Проезд Хоуми был оплачен, но, согласно корабельным правилам, забота о нем лежала на мяснике, чем его хозяева были крайне недовольны. Хоуми не привык к такой суровой жизни, и единственное его счастье было в том, что ему разрешили выходить на палубу. Разрешение было предоставлено с условием, что каждый раз, когда Хоуми будет лаять, он немедленно будет уведен вниз. Я опасаюсь, что многие часы своего заключения Хоуми провел у нашей двери, поскольку при каждом упоминании о крысах, он сразу же начинал энергично копать, сопровождая свои отчаянные попытки короткими и громкими лаями. Каждый день мы с тревогой отмечали, что Хоуми становится все худее и худее. Мы поражались тому похудению, которое постигло его в апартаментах мясника, и, в конечном счете, морской болезни, переживать которую он, как и некоторые из пассажиров, предпочитал в пределах каюты. Ближе к концу рейса, когда нам подали колбасу и с гамбургский стейк, очень многие, так, чтобы никто не слышал, интересовались, видел ли кто-нибудь в тот день Хоуми. В этих перешептываниях звучало столько беспокойства, что иногда мне думалось, что они скорее были больше пропитаны личным беспокойством, а вовсе не симпатией к маленькой собачке.
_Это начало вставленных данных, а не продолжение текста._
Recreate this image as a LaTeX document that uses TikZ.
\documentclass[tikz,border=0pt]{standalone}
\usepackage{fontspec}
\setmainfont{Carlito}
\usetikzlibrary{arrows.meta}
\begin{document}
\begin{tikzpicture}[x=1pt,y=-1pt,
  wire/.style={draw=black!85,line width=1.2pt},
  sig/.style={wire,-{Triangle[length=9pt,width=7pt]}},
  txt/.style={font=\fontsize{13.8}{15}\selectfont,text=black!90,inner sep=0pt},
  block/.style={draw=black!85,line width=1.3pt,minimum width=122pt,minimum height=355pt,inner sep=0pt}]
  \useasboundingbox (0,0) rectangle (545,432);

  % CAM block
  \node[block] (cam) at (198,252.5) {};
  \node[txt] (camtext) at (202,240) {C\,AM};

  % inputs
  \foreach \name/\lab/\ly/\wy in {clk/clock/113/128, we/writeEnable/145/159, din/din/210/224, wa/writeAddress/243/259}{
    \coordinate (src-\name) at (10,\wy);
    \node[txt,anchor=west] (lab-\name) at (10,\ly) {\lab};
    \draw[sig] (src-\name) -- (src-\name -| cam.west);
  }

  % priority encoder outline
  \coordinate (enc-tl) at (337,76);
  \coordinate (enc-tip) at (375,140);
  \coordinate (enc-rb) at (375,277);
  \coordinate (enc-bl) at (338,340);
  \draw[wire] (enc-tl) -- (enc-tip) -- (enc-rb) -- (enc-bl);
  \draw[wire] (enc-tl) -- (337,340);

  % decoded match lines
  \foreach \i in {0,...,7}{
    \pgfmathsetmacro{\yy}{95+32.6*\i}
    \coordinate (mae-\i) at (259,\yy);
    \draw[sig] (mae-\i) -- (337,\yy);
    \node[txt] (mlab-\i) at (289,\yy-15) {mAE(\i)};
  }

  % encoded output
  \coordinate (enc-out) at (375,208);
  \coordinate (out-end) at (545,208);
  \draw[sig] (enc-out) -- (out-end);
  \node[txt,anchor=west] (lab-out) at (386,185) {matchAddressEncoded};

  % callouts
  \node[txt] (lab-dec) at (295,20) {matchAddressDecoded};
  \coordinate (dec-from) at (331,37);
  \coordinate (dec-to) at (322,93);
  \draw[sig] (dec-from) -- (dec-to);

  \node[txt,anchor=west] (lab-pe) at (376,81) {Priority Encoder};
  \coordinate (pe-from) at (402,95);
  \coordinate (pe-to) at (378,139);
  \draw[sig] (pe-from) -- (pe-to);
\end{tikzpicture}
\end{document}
По мере того, как разные развлечения приедались, капитан Алберс, чтобы порадовать нас, всегда изобретал нечто новенькое. Каждый вечер после ужина он рисовал на карточке несколько строк по числу сидевших за столом пассажиров. Затем он отмечал одну из них и сворачивал карточку так, чтобы отметки не было видно. После этого карточка пускалась по кругу, и каждый джентльмен вписывал в строку свое имя.
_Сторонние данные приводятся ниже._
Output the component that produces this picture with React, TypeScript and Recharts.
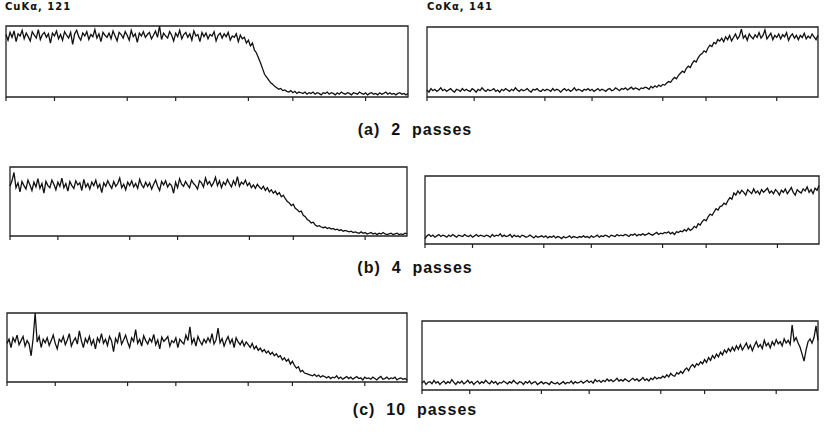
import { LineChart, Line, XAxis, YAxis, ReferenceArea } from "recharts";

// intensity profiles, 200 samples across each scan (0..199), % of full scale
const cuA = [
  88, 80, 91, 84, 93, 78, 89, 86, 94, 82,
  90, 85, 79, 92, 87, 83, 95, 81, 88, 91,
  84, 89, 76, 90, 86, 93, 82, 88, 80, 92,
  87, 83, 91, 74, 89, 94, 85, 80, 90, 86,
  92, 81, 88, 85, 95, 83, 89, 78, 91, 87,
  84, 90, 82, 93, 86, 79, 91, 88, 83, 92,
  87, 80, 94, 85, 89, 77, 90, 86, 92, 84,
  88, 91, 82, 87, 93, 84, 100, 81, 90, 86,
  83, 92, 87, 79, 90, 85, 94, 82, 88, 91,
  84, 89, 80, 93, 86, 88, 78, 91, 85, 90,
  82, 88, 86, 92, 79, 87, 90, 83, 89, 85,
  91, 80, 86, 84, 89, 78, 87, 82, 84, 76,
  80, 72, 76, 66, 62, 55, 48, 40, 32, 28,
  24, 20, 18, 15, 13, 11, 12, 9, 10, 8,
  7, 9, 6, 8, 5, 7, 6, 5, 7, 4,
  6, 5, 7, 4, 6, 5, 3, 6, 5, 7,
  4, 6, 5, 3, 6, 4, 7, 5, 4, 6,
  5, 3, 6, 5, 4, 7, 5, 4, 6, 3,
  5, 6, 4, 5, 3, 6, 4, 5, 7, 4,
  6, 4, 5, 3, 5, 6, 4, 5, 3, 5,
];
const coA = [
  10, 7, 12, 9, 11, 8, 10, 13, 9, 11,
  8, 10, 12, 9, 7, 11, 10, 8, 12, 9,
  11, 9, 8, 12, 10, 7, 11, 9, 13, 10,
  8, 11, 9, 10, 12, 8, 10, 7, 11, 9,
  12, 10, 8, 11, 9, 13, 10, 8, 11, 9,
  10, 12, 9, 7, 11, 10, 12, 9, 8, 11,
  9, 11, 10, 8, 12, 9, 11, 10, 7, 10,
  12, 9, 11, 8, 10, 13, 9, 11, 10, 8,
  11, 10, 12, 9, 11, 8, 10, 12, 9, 11,
  10, 8, 11, 12, 9, 10, 13, 11, 9, 12,
  11, 13, 10, 12, 14, 11, 13, 12, 10, 13,
  12, 14, 13, 11, 15, 13, 16, 14, 17, 15,
  18, 17, 20, 22, 21, 25, 28, 26, 31, 34,
  37, 35, 41, 44, 42, 48, 52, 50, 56, 60,
  62, 66, 64, 70, 74, 72, 78, 76, 82, 80,
  84, 79, 86, 82, 88, 80, 85, 90, 83, 87,
  97, 84, 88, 81, 90, 86, 83, 89, 85, 92,
  84, 88, 96, 83, 87, 91, 82, 88, 85, 90,
  83, 89, 86, 92, 81, 87, 90, 84, 88, 82,
  88, 85, 91, 83, 87, 84, 90, 86, 82, 88,
];
const cuB = [
  72, 80, 92, 70, 77, 64, 79, 73, 68, 81,
  74, 66, 78, 71, 83, 69, 76, 62, 79, 73,
  70, 81, 75, 67, 78, 72, 84, 70, 76, 65,
  79, 73, 69, 80, 74, 77, 66, 82, 71, 76,
  68, 78, 73, 81, 70, 75, 63, 77, 72, 80,
  74, 69, 79, 72, 76, 84, 70, 75, 67, 78,
  73, 80, 71, 76, 69, 82, 74, 70, 78, 72,
  77, 68, 75, 81, 72, 66, 79, 74, 80, 71,
  76, 73, 62, 78, 70, 83, 75, 72, 79, 74,
  70, 81, 76, 73, 68, 80, 77, 71, 84, 75,
  79, 72, 77, 85, 73, 80, 70, 78, 74, 82,
  76, 71, 80, 74, 86, 72, 78, 75, 81, 73,
  77, 70, 74, 69, 75, 71, 68, 72, 66, 70,
  64, 67, 62, 65, 60, 63, 57, 59, 54, 50,
  48, 44, 46, 40, 38, 35, 36, 30, 28, 24,
  22, 19, 20, 16, 14, 15, 13, 12, 13, 11,
  12, 10, 11, 9, 10, 8, 9, 7, 8, 7,
  6, 7, 5, 6, 5, 4, 6, 4, 5, 3,
  4, 5, 3, 4, 2, 4, 3, 5, 3, 2,
  3, 4, 2, 3, 4, 2, 3, 2, 4, 3,
];
const coB = [
  8, 12, 14, 11, 13, 10, 12, 14, 11, 13,
  12, 10, 13, 11, 14, 12, 10, 13, 12, 11,
  14, 12, 11, 13, 10, 12, 14, 11, 13, 12,
  11, 13, 12, 10, 14, 11, 13, 12, 15, 11,
  13, 11, 12, 14, 10, 13, 11, 12, 10, 13,
  12, 10, 11, 13, 11, 9, 12, 10, 11, 12,
  10, 12, 9, 11, 10, 12, 9, 11, 10, 8,
  11, 9, 10, 12, 9, 11, 10, 9, 11, 10,
  12, 10, 11, 9, 12, 10, 11, 13, 10, 12,
  11, 13, 12, 10, 13, 12, 11, 14, 12, 13,
  12, 14, 13, 11, 14, 13, 15, 12, 14, 13,
  15, 13, 14, 16, 14, 13, 15, 17, 14, 16,
  15, 17, 16, 18, 15, 17, 14, 18, 17, 19,
  18, 21, 19, 23, 20, 22, 26, 24, 30, 28,
  33, 36, 34, 40, 44, 42, 47, 52, 50, 55,
  56, 60, 58, 64, 68, 66, 75, 72, 78, 74,
  79, 76, 72, 80, 77, 74, 81, 75, 78, 73,
  80, 76, 79, 82, 75, 78, 74, 80, 77, 72,
  79, 76, 81, 74, 78, 83, 76, 72, 80, 77,
  75, 81, 78, 84, 76, 80, 74, 82, 79, 86,
];
const cuC = [
  56, 62, 50, 64, 58, 68, 54, 60, 66, 52,
  60, 55, 38, 63, 100, 58, 66, 50, 62, 57,
  64, 53, 60, 68, 56, 48, 62, 58, 66, 54,
  61, 70, 52, 59, 64, 55, 74, 60, 50, 63,
  57, 66, 54, 61, 48, 64, 58, 70, 56, 62,
  53, 66, 60, 44, 63, 57, 72, 55, 61, 68,
  58, 50, 64, 59, 76, 56, 62, 52, 67, 60,
  55, 63, 58, 69, 54, 61, 48, 65, 59, 62,
  66, 52, 60, 57, 64, 50, 62, 58, 55, 68,
  60, 80, 56, 63, 52, 66, 59, 54, 62, 57,
  64, 58, 70, 55, 61, 78, 57, 63, 52, 60,
  66, 56, 62, 50, 64, 58, 54, 60, 52, 58,
  54, 50, 56, 48, 52, 46, 49, 44, 47, 42,
  45, 40, 43, 38, 41, 36, 38, 32, 35, 30,
  33, 26, 30, 24, 20, 22, 15, 17, 13, 12,
  11, 10, 9, 11, 8, 10, 7, 9, 8, 6,
  8, 5, 7, 6, 9, 5, 7, 4, 6, 8,
  5, 7, 4, 6, 8, 5, 6, 3, 7, 5,
  6, 4, 7, 5, 3, 6, 8, 4, 5, 7,
  4, 6, 5, 7, 3, 5, 6, 4, 5, 3,
];
const coC = [
  10, 13, 8, 11, 12, 9, 14, 10, 12, 8,
  11, 13, 9, 12, 10, 15, 11, 8, 12, 10,
  13, 9, 11, 14, 10, 12, 8, 11, 13, 9,
  12, 10, 14, 11, 9, 13, 10, 12, 8, 11,
  10, 13, 11, 9, 12, 10, 14, 11, 9, 12,
  11, 8, 12, 10, 13, 9, 11, 12, 8, 10,
  12, 9, 11, 10, 8, 12, 10, 9, 11, 8,
  10, 12, 9, 11, 10, 13, 9, 12, 10, 11,
  13, 10, 12, 14, 11, 13, 10, 15, 12, 14,
  11, 14, 12, 16, 13, 15, 12, 14, 17, 13,
  15, 13, 16, 14, 12, 15, 17, 14, 16, 13,
  15, 18, 14, 16, 13, 17, 15, 19, 16, 18,
  17, 20, 18, 22, 19, 24, 21, 20, 25, 23,
  27, 24, 29, 32, 28, 34, 37, 33, 38, 36,
  41, 38, 44, 40, 47, 43, 50, 46, 52, 48,
  55, 51, 58, 54, 60, 56, 62, 57, 64, 59,
  66, 58, 63, 68, 60, 65, 57, 64, 70, 62,
  66, 60, 72, 64, 68, 61, 70, 65, 73, 67,
  70, 64, 74, 68, 72, 66, 94, 71, 76, 68,
  62, 52, 42, 58, 70, 74, 68, 76, 93, 72,
];

const xTicks = [0, 24, 60, 84, 120, 142, 178];
const passLabels = ["(a)  2  passes", "(b)  4  passes", "(c)  10  passes"];
const titles = ["CuKα, 121", "CoKα, 141"];

function Profile({ values, x, y, w, h }: { values: number[]; x: number; y: number; w: number; h: number }) {
  const data = values.map((v, i) => ({ i, v }));
  return (
    <div style={{ position: "absolute", left: x - 1, top: y - 1 }}>
      <LineChart width={w + 2} height={h + 7} data={data} margin={{ top: 1, right: 1, left: 1, bottom: 0 }}>
        <XAxis
          dataKey="i"
          type="number"
          domain={[0, 199]}
          ticks={xTicks}
          height={6}
          tickSize={4}
          axisLine={false}
          tickLine={{ stroke: "#222", strokeWidth: 1.2 }}
          tickFormatter={() => ""}
        />
        <YAxis hide domain={[0, 100]} />
        <ReferenceArea x1={0} x2={199} y1={0} y2={100} fill="none" stroke="#222" strokeWidth={1.3} />
        <Line dataKey="v" stroke="#111" strokeWidth={1.3} dot={false} isAnimationActive={false} />
      </LineChart>
    </div>
  );
}

export default function App() {
  const labelStyle = {
    position: "absolute" as const,
    left: 0,
    width: 830,
    textAlign: "center" as const,
    fontFamily: "Liberation Sans, Arial, sans-serif",
    fontWeight: 700,
    fontSize: 16,
    letterSpacing: 1,
    whiteSpace: "pre" as const,
    color: "#111",
  };
  const titleStyle = {
    position: "absolute" as const,
    top: 1,
    fontFamily: "DejaVu Sans, sans-serif",
    fontWeight: 700,
    fontSize: 10,
    letterSpacing: 1,
    color: "#111",
  };
  return (
    <div style={{ position: "absolute", left: 0, top: 0, width: 824, height: 437, background: "#fff", overflow: "hidden" }}>
      <div style={{ ...titleStyle, left: 5 }}>{titles[0]}</div>
      <div style={{ ...titleStyle, left: 427 }}>{titles[1]}</div>

      <Profile values={cuA} x={6} y={26} w={402} h={71} />
      <Profile values={coA} x={427} y={27} w={391} h={70} />
      <div style={{ ...labelStyle, top: 121 }}>{passLabels[0]}</div>

      <Profile values={cuB} x={10} y={167} w={397} h={69} />
      <Profile values={coB} x={425} y={176} w={394} h={68} />
      <div style={{ ...labelStyle, top: 259 }}>{passLabels[1]}</div>

      <Profile values={cuC} x={7} y={313} w={400} h={69} />
      <Profile values={coC} x={422} y={321} w={396} h={69} />
      <div style={{ ...labelStyle, top: 401 }}>{passLabels[2]}</div>
    </div>
  );
}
Затем карточка возвращалась к капитану, и, затаив дыхание, мы ждали его вердикта. Тот из джентльменов, чье имя находилось в отмеченной строке, оплачивал общий счет за сигары или выпивку.
Кроме того, велось много разговоров о том неверном представлении, которое многие граждане других стран имеют об Америке и американцах. Кто-то заметил, что большинство иностранцев не могут сказать, где находятся Соединенные Штаты.
Есть и такие, которые думают, что Соединенные Штаты это маленький остров с несколькими домами, сказал капитан Алберс. Однажды в мой дом, находящийся возле верфи в Хобокене, из Германии пришло письмо с таким адресом -
«КАПИТАНУ АЛБЕРСУ, АМЕРИКА, ДОМ 1»А я из Германии получил с таким, произнес самый застенчивый из сидевших за столом джентльменов, он даже покраснел от звука собственного голоса -
«ХОБОКЕН, НАПРОТИВ СОЕДИНЕННЫХ ШТАТОВ»Во время ланча 21-го ноября кто-то крикнул, что видит землю. Та быстрота, с которой все, покинув столы, выскочили на палубу, наверняка многократно превышала быстроту спутников Колумба в тот момент, когда они увидели Америку. Не знаю, почему, но я твердо уверена, что рассматривала эту далекую и туманную землю с намного большим интересом, чем самый красивый пейзаж мира.
Всего за несколько минут палубы наполнились множеством взволнованных и возбужденных людей. Словно, остановившись в каком-нибудь порту, пароход взял на борт новых пассажиров. Мы никак не могли понять, как так вышло, что все они, отбыв из Нью-Йорка, наслаждались (?) собственным уединением с того самого дня, как покинули этот порт.